Russia will supply the Syrian regime with new air defense systems in the near future, the RIA news agency reported Wednesday, citing the Russian Defense Ministry.
The report did not specify what type of systems Moscow will give its Damascus ally.
On Monday, the Russian daily Kommersant reported that Moscow was getting closer to delivering its S-300 missile defense system to Syrian dictator Bashar Assad, despite Israel’s efforts to prevent it. Defense Minister Avigdor Liberman responded by saying that if the powerful S-300 was used against Israeli jets, the system would be destroyed.
The Russian Foreign Ministry later denied parts of the report, saying that a decision about the transfer of the S-300 had yet to be made.
Defense analysts have questioned whether an S-300 system in Syrian hands could threaten Israel’s air power in the region and prevent it from being able to conduct strikes against targets in Syria.
Russian military sources told Kommersant that if Israel tried to destroy the anti-aircraft batteries, it would be “catastrophic for all sides.”

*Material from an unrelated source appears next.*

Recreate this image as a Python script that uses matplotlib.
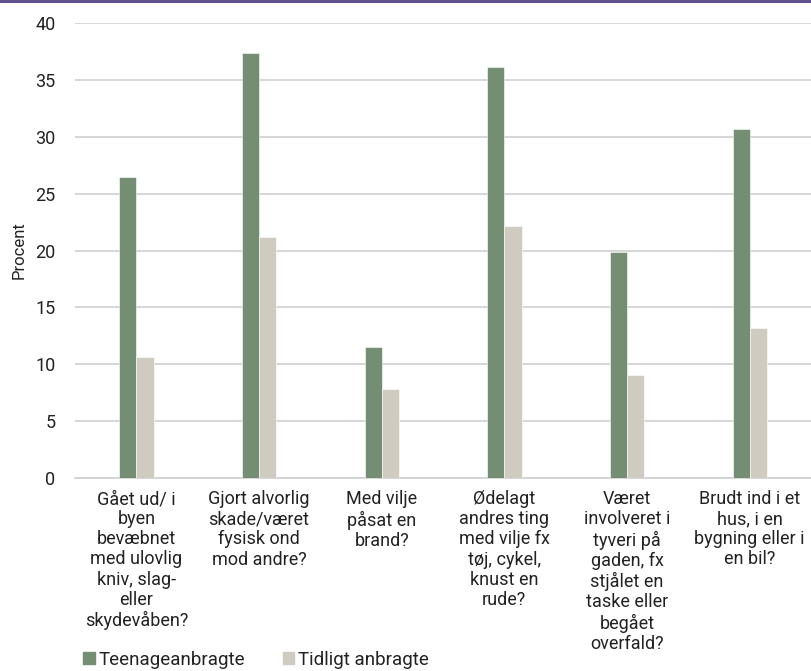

Moscow first announced that it was considering reversing its longtime policy against supplying the S-300 system to the regime following a series of airstrikes against Syrian targets by the United States, United Kingdom and France earlier this month in response to an alleged chemical weapons attack by Assad.
Speaking to the Ynet news site on Wednesday, Russaian Ambassador to Israel Alexander Shein stressed that Israel was not the intended target of any defense system delivery.
Russia had originally agreed to sell the system to Syria in 2010, but scrapped the plan at Israel’s behest.
According to Kommersant’s report, Russia will not be selling Assad the S-300 system, but rather providing it at no cost as part of a military aid package in order to hasten the delivery.
The Russian-made system, made up of radar arrays and missile launchers, offers long-range protection against both fighter jets and missiles. The system has been supplied by Moscow to Tehran, and deployed by the Russian army in Syria, alongside its more advanced iteration, the S-400.
In what many saw as a direct reaction to the looming proliferation of the S-300 and other missile defense systems throughout the Middle East — but especially in Iran — Israel has purchased a fleet of F-35 stealth fighter jets from the American Lockheed-Martin defense contractor.
The state-of-the-art planes are meant to offer a solution to the challenges posed by the S-300, whose radar systems can detect aircraft from some 300 kilometers (186 miles) away.
In addition to the American-led coalition’s strikes against Assad targets, Israel has increasingly carried out air raids in Syria, which it says are meant to prevent the transfer of advanced weaponry to the Hezbollah terrorist group and halt the military entrenchment of Iran in the country.
While Israeli officials acknowledge that these strikes are carried out in general, Jerusalem rarely takes responsibility for specific attacks.